The three accounts would be somewhat less generous than similar accounts proposed last year but quickly dropped. For example, a taxpayer could only contribute $5,000 annually to a retirement savings account (RSA) or to a lifetime savings account (LSA), instead of the $7,500 that the administration sought last year for the accounts.

Analysts said that change was intended to keep the new accounts from being so appealing that business owners would lose interest in employer-provided retirement savings plans in favor of the new accounts. Currently, one of the chief motivations for owners and executives to offer a 401(k) plan is that they can get the tax benefits themselves only if they also provide them to employees.

Advertisement

But at least one congressional Republican hinted Monday that he didn’t think the administration had gone far enough in limiting lifetime savings accounts. “LSAs promote short-term savings. I believe there is a greater need to promote long-term savings,” said Rep. Rob Portman (R-Ohio), a Bush supporter and member of the tax-writing House Ways and Means Committee.

Democrats were considerably harsher in their criticism of both types of accounts.

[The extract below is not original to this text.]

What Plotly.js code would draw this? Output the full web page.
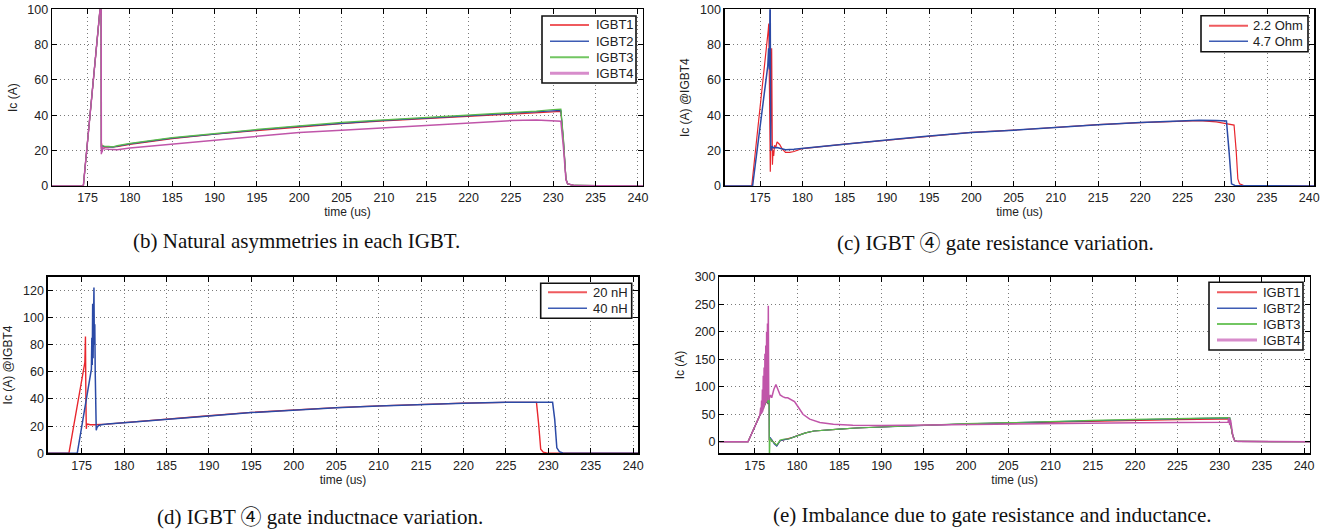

“Buried in the president’s budget are a patchwork of private accounts that undermine the retirement and health security of all Americans,” said Rep. Pete Stark (D-Hayward), the ranking Democrat on the Joint Economic Committee. The accounts “are like an army of termites that have been let loose on the foundations of our health and retirement system.”

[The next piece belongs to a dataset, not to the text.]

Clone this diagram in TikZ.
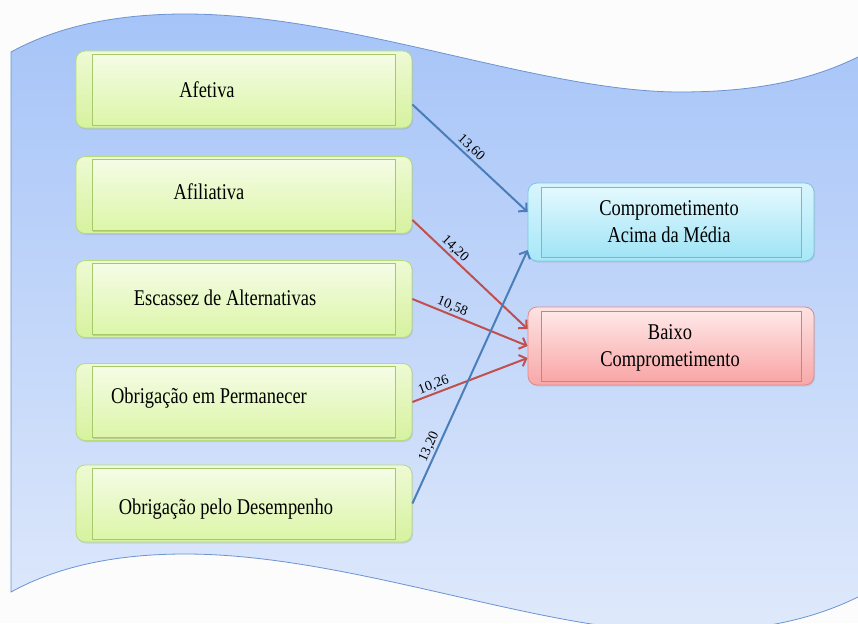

Under the administration’s proposal, people would not get a tax break as they do now with 401(k)s and some IRAs at the time they contribute. They would also have to pay taxes on money they rolled over from most existing IRAs into the new accounts. But they would pay no taxes on any of the interest, dividends and capital gains that they earned on the money in the new accounts.

People could set up separate lifetime savings accounts for themselves, their spouses and their children, but could only set up retirement savings accounts if they earned the money they contribute. That means a family of four in which both the husband and wife work could save up to $30,000 a year in the accounts, according to Pamela F. Olsen, the assistant Treasury secretary for tax policy whose office devised the savings breaks.

Olsen portrayed the accounts as a streamlining move intended to encourage new savings by making it simpler. But critics said that, coupled with recent cuts in the dividend and capital gains taxes, the new savings breaks would effectively shelter most investment income from taxation. They charged that the tax breaks would favor the wealthy.

“These are not just simplifying, clarifying tax proposals. The combination of these with the 2001 and 2003 tax cuts would radically shift the progressive nature of our tax system,” said William Gale, a tax economist with the Brookings Institution.

Advertisement

The cost of the tax-cut extensions was challenged Monday by some analysts who said it would almost certainly be even more costly than the $1.24 trillion cited by the administration if the current alternative minimum tax is eliminated.

For now, Bush is proposing only one year of relief from that tax, which has been raising the taxes of millions of Americans. The alternative minimum tax was set up in the late 1960s to catch a handful of millionaires who had escaped paying taxes, but its provisions could soon cover more than one-third of all taxpayers.

The president has ordered the Treasury to study how to remedy the problem. The analysts said that permanently eliminating the tax would boost the price of the tax cut extension by at least half a trillion dollars.